Hearst Corporation’s Innovation group will partner with the Reynolds Journalism Institute (RJI) at the University of Missouri School of Journalism and Adobe Systems to launch a student design competition to develop interactive projects that will ultimately be used by Hearst.
With guidance from Hearst Corporate Innovation and employees across Hearst’s diverse communication and technology businesses, University of Missouri students will develop three to five interactive projects using Adobe’s new product, Adobe Flash Catalyst, and Adobe Creative Suite 4 (CS4).
The projects could produce real possibilities for both the advertising and news reporting sides of the journalism industry, and Hearst intends to explore the possibility of incorporating the winning projects into new and existing businesses.

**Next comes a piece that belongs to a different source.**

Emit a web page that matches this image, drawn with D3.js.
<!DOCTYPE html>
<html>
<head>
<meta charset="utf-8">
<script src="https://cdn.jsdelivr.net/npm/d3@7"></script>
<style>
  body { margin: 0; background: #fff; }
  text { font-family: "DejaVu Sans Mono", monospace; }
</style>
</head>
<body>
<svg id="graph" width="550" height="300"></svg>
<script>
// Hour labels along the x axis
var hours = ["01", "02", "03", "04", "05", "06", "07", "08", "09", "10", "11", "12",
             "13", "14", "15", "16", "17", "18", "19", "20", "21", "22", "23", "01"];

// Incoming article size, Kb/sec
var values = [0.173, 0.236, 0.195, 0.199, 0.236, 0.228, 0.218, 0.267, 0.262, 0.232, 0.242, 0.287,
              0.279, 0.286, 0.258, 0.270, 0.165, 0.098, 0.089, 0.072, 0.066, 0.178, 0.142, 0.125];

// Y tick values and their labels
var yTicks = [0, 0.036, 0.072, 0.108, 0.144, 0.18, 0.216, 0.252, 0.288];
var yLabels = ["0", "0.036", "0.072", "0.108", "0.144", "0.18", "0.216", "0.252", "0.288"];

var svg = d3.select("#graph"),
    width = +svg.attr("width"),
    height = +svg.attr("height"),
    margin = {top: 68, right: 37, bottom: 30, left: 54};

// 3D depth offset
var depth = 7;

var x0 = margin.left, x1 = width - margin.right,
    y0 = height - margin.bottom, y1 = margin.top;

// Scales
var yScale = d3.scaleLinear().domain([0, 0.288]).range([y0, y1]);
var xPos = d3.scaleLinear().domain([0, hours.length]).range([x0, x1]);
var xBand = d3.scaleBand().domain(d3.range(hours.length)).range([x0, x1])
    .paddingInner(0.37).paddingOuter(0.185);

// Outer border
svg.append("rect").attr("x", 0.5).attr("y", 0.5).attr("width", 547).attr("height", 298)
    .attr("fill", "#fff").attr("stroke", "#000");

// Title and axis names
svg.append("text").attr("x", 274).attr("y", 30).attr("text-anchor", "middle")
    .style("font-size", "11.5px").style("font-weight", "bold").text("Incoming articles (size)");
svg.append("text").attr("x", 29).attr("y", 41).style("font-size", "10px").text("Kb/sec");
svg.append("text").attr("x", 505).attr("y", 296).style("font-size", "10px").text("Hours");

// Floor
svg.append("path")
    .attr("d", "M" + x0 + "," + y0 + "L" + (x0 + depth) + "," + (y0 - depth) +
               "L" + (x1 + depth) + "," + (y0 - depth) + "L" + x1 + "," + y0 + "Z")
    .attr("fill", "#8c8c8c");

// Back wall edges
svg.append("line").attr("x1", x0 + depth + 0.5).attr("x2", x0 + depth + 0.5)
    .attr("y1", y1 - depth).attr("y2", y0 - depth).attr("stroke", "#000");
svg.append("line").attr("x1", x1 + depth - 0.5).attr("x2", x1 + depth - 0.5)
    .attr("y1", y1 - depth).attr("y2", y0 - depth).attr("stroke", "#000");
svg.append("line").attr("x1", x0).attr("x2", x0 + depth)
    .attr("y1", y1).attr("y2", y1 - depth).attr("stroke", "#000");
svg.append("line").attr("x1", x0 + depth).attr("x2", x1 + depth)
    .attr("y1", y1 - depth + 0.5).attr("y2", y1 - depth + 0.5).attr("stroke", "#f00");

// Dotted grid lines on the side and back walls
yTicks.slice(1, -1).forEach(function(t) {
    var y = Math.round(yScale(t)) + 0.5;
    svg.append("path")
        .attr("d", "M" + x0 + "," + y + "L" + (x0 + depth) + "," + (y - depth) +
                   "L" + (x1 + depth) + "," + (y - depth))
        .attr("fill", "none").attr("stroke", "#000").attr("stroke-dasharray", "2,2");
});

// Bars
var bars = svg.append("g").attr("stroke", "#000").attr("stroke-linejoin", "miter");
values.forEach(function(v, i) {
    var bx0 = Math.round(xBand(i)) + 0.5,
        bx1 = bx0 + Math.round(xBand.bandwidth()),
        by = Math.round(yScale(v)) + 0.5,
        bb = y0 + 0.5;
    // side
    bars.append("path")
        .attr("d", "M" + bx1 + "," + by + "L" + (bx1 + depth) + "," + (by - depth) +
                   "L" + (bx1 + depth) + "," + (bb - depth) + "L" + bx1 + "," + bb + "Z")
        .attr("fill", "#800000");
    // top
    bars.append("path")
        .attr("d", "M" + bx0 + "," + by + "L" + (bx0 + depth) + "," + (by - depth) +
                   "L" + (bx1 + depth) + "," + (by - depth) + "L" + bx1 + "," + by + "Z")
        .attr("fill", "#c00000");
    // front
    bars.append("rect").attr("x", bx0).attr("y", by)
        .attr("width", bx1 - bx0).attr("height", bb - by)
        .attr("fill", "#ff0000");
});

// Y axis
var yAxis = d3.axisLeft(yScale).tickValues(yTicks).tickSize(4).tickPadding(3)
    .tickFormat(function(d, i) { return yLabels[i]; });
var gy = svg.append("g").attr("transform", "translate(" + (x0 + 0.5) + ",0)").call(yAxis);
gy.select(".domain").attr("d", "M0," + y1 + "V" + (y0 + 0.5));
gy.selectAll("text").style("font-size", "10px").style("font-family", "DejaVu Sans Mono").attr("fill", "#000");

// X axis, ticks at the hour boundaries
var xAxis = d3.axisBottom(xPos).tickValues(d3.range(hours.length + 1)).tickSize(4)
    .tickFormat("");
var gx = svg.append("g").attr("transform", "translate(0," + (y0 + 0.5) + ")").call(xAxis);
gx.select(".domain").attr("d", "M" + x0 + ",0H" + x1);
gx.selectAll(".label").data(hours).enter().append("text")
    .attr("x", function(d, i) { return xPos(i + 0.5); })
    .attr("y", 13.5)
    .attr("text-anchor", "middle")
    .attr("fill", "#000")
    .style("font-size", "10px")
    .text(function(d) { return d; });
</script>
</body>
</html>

Journalism and computer science students at Fudan University in Shanghai, China will also conduct a similar contest. Both Fudan and RJI winners will showcase their projects in Shanghai as part of the 2010 World Expo. In May 2010, the winners will be selected and will be invited to present their ideas to Adobe and Hearst executives at Adobe’s world headquarters in San Jose.
The first RJI contest used Adobe AIR technology and last year’s focused on building apps for Apple’s iPhone. Three teams of students in last year’s contest produced applications that are currently available in the iTunes Apple Store. The projects included a news aggregator called Newsflash; a specialty entertainment guide app to serve the NBC affiliate and newspaper; and a free real estate app named NearBuy, currently the second-most downloaded real estate app in the iTunes store.
Launched in April, Hearst Corporate Innovation works to drive innovative and entrepreneurial thinking across the company’s various business units and assists employees with the development of new business concepts with the goal of turning them into profitable ventures.
“We’re excited to partner with Hearst and Adobe as we launch the third of our annual RJI Student Competitions,” says Mike McKean, Missouri School of Journalism professor and director of the RJI Futures Lab. “Together, we’ll showcase how journalists, marketers and advertisers can create more — and more cost-effective — interactive content that will strengthen the ties between media companies, audiences and citizens.”
RBR-TVBR observation: It’s good to see this still happening in broadcasting. Seems it is hard to find much of this going on in any manufacturing, media or scientific sector today. It used to be the norm. Unfortunately, when the economy is killing businesses nationwide, things like this are often the first or second thing cut from the budget.